Once you start looking for them, examples are everywhere:

  • The currency in which money is borrowed or paid
  • The idea that sticker price is the (non-negotiable) price
  • Direct election of senators (which has only been fully in place for a century)
  • How electoral districts are drawn
  • Rules of evidence and procedure
  • Etc.

You might think you know how a trial works, for example, but that’s only true under consistent metatrules.

When it’s possible to make or remake the rules about the rules, it’s Calvinball out there.

Levels of Difficulty

It’s difficult to build a good system.

It’s also difficult to bend a good system out of equilibrium in such a way that it tends toward entropy instead of resiliency.

Once that happens, though, it’s very difficult indeed to recover the previous balance.

And once a lot of big egos get tied up in doggedly making the same mistakes over and over again, the chances of reducing the centrifugal force become lower still.

Once someone has decided to ride the tiger, his perception of risk changes dramatically. Suddenly, it seems awfully dangerous to let go of something it would have been better never to have touched in the first place.

Priorities and Boundaries

If you’re struggling to sort out priorities, try setting boundaries instead.

“There are zillions of possible jobs! How can I ever find the one?”

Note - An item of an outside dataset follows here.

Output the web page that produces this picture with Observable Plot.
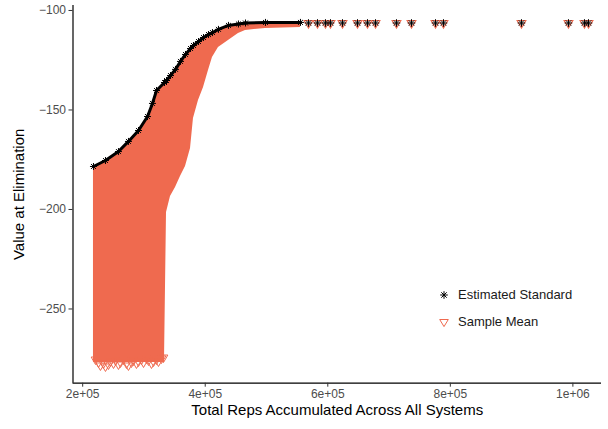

Zillions, sure — but how many, really, once you put in place strong filters for location, sector, type of work, income, and size of organization?

It’s a lot more efficient to try to catch a fish in a pond than to boil the ocean.

“Someday”

Today’s a good day to share one of my favorite essays ever, Daniel Brook’s “Someday,” from the Oxford American in 2014.

It’s a history of the original Highlander Folk School, where the Movement really began to take shape in earnest.

Long before anybody boycotted a bus, or went to the mountaintop, or stood out on the balcony of the Lorraine Motel, a lot of people whose names America hadn’t heard yet got together to sing and pray and teach themselves and each other how to overcome by fighting without violence.